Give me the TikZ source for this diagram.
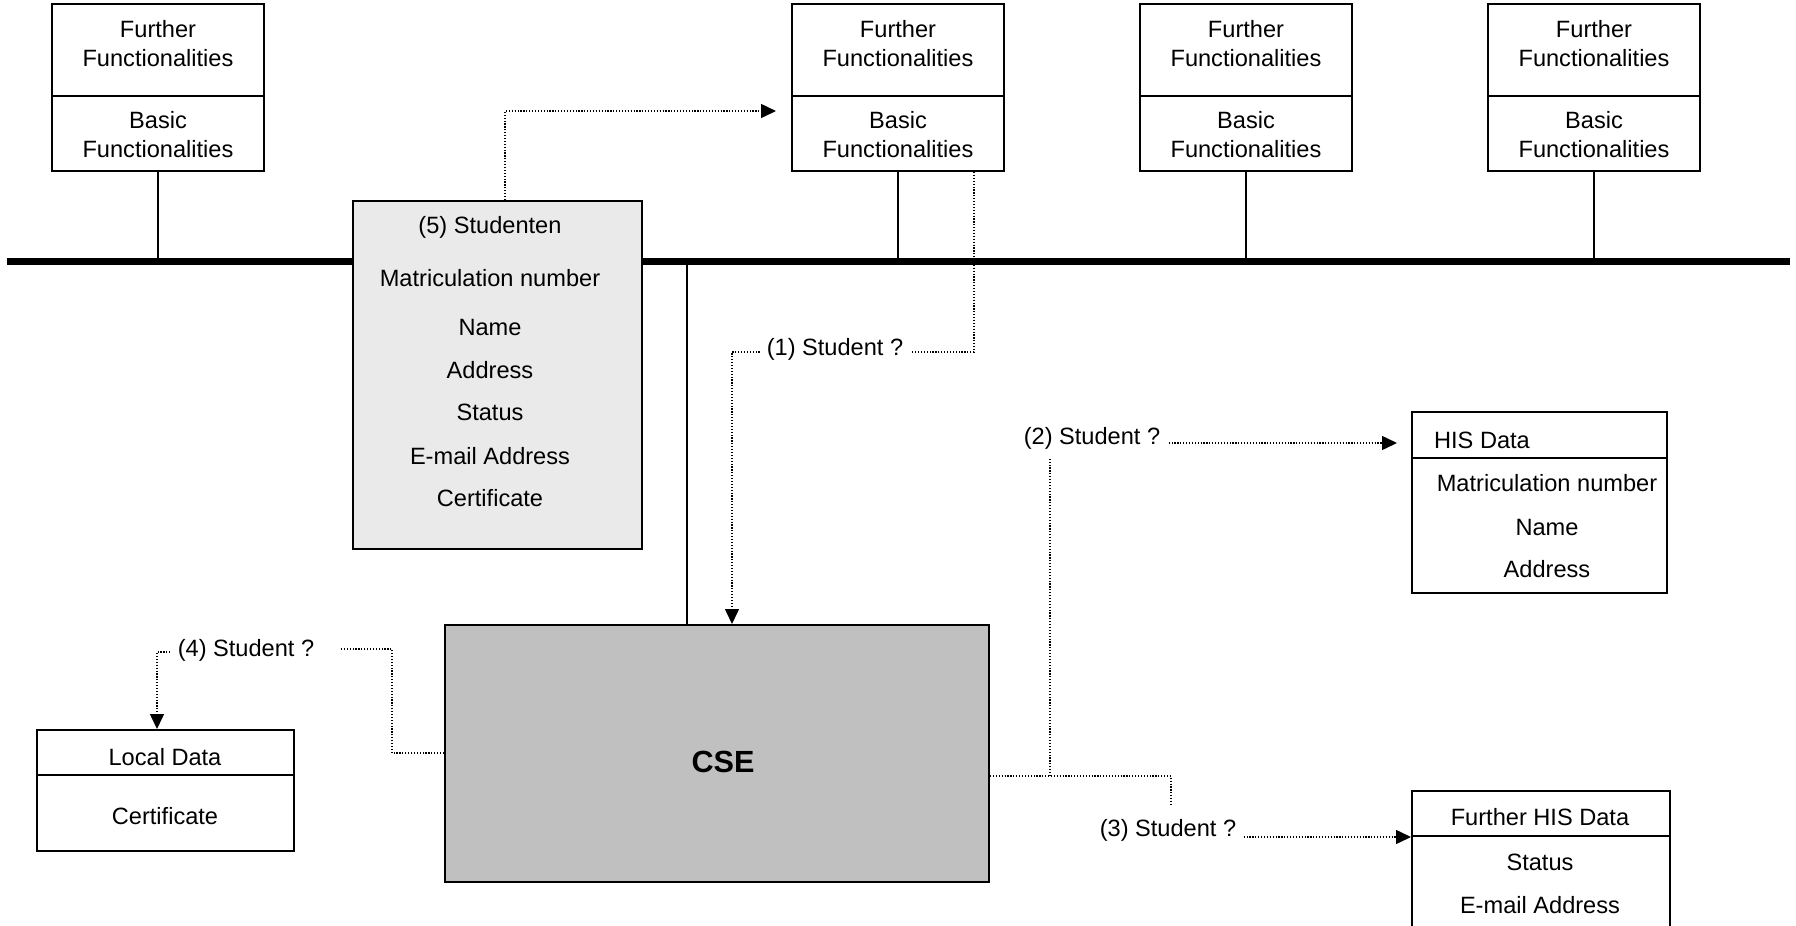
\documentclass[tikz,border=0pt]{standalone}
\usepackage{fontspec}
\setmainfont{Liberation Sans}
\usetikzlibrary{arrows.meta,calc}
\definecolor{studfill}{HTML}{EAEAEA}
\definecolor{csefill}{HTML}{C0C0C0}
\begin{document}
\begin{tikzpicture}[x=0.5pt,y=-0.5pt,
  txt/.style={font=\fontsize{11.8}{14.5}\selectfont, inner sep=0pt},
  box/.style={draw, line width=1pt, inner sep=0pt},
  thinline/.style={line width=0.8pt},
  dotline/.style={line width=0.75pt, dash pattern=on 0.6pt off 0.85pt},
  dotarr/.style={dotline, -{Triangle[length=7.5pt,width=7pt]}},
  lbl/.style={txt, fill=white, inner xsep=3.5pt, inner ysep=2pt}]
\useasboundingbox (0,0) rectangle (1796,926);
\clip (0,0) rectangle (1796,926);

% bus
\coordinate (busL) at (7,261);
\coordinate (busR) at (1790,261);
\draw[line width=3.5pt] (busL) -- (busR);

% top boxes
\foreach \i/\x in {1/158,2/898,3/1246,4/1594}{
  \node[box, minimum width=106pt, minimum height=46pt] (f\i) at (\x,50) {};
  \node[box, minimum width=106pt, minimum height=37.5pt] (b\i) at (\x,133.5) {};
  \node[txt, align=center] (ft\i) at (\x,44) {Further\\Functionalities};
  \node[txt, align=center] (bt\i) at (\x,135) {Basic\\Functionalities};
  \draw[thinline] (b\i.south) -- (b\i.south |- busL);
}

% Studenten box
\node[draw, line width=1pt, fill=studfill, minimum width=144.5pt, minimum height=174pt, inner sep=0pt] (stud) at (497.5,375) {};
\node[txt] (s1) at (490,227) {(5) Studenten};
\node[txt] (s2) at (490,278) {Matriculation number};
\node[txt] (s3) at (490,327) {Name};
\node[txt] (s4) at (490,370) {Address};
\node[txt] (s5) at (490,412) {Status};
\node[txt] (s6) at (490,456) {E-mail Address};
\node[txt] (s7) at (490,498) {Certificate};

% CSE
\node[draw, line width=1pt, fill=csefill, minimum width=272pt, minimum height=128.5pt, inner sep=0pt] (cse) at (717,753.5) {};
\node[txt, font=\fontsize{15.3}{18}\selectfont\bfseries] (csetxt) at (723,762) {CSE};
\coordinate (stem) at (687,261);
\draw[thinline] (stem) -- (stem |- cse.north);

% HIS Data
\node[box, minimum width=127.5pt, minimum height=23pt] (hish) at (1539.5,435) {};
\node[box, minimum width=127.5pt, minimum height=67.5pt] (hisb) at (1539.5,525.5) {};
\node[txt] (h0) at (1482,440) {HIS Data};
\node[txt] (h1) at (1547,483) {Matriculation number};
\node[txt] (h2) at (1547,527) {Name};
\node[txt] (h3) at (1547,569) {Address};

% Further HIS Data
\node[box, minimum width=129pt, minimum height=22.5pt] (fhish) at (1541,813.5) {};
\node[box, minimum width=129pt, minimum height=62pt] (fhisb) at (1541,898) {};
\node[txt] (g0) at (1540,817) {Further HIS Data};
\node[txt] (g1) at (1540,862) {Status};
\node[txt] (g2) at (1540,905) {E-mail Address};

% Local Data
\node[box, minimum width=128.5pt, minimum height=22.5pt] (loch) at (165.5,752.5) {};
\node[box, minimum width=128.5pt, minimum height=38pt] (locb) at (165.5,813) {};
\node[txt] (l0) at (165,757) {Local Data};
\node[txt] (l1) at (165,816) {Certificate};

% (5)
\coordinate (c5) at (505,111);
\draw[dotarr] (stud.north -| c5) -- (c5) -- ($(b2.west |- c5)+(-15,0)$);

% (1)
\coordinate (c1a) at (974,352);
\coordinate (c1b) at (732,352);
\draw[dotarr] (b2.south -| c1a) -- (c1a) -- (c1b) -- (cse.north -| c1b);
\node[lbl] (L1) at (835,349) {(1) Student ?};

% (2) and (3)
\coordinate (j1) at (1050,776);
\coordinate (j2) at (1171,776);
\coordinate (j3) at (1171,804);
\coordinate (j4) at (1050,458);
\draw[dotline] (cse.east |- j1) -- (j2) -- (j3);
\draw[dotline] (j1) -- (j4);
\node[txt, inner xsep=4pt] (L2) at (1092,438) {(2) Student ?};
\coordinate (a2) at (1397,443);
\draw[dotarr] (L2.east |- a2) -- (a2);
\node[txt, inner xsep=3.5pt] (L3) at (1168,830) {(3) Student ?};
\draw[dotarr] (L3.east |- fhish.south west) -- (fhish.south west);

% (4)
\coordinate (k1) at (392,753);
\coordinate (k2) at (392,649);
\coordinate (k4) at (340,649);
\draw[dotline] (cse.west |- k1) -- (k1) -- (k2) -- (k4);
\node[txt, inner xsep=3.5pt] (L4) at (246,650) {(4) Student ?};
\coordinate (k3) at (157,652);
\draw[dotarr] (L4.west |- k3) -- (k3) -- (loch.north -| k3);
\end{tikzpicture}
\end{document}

...

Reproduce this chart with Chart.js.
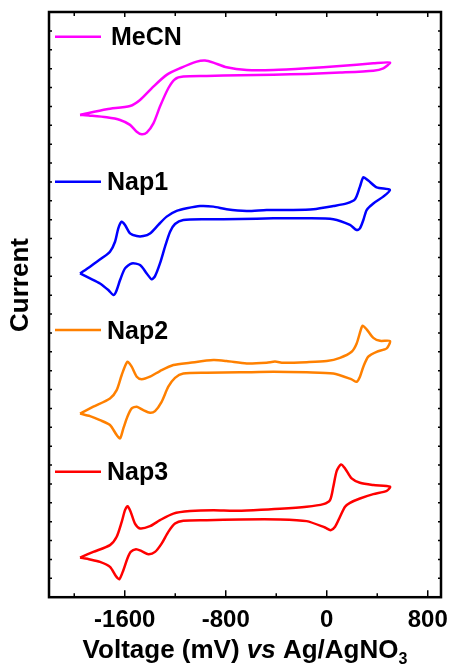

WHAT THE EXERCISE ASKS: Taking the entries above, extract every line from the one bearing "Give me the TikZ source for this diagram." through the one bearing "(s7) at (490,498)", exactly, with no pictures.

TASK RESPONSE:
Give me the TikZ source for this diagram.
\documentclass[tikz,border=0pt]{standalone}
\usepackage{fontspec}
\setmainfont{Liberation Sans}
\usetikzlibrary{arrows.meta,calc}
\definecolor{studfill}{HTML}{EAEAEA}
\definecolor{csefill}{HTML}{C0C0C0}
\begin{document}
\begin{tikzpicture}[x=0.5pt,y=-0.5pt,
  txt/.style={font=\fontsize{11.8}{14.5}\selectfont, inner sep=0pt},
  box/.style={draw, line width=1pt, inner sep=0pt},
  thinline/.style={line width=0.8pt},
  dotline/.style={line width=0.75pt, dash pattern=on 0.6pt off 0.85pt},
  dotarr/.style={dotline, -{Triangle[length=7.5pt,width=7pt]}},
  lbl/.style={txt, fill=white, inner xsep=3.5pt, inner ysep=2pt}]
\useasboundingbox (0,0) rectangle (1796,926);
\clip (0,0) rectangle (1796,926);

% bus
\coordinate (busL) at (7,261);
\coordinate (busR) at (1790,261);
\draw[line width=3.5pt] (busL) -- (busR);

% top boxes
\foreach \i/\x in {1/158,2/898,3/1246,4/1594}{
  \node[box, minimum width=106pt, minimum height=46pt] (f\i) at (\x,50) {};
  \node[box, minimum width=106pt, minimum height=37.5pt] (b\i) at (\x,133.5) {};
  \node[txt, align=center] (ft\i) at (\x,44) {Further\\Functionalities};
  \node[txt, align=center] (bt\i) at (\x,135) {Basic\\Functionalities};
  \draw[thinline] (b\i.south) -- (b\i.south |- busL);
}

% Studenten box
\node[draw, line width=1pt, fill=studfill, minimum width=144.5pt, minimum height=174pt, inner sep=0pt] (stud) at (497.5,375) {};
\node[txt] (s1) at (490,227) {(5) Studenten};
\node[txt] (s2) at (490,278) {Matriculation number};
\node[txt] (s3) at (490,327) {Name};
\node[txt] (s4) at (490,370) {Address};
\node[txt] (s5) at (490,412) {Status};
\node[txt] (s6) at (490,456) {E-mail Address};
\node[txt] (s7) at (490,498) {Certificate};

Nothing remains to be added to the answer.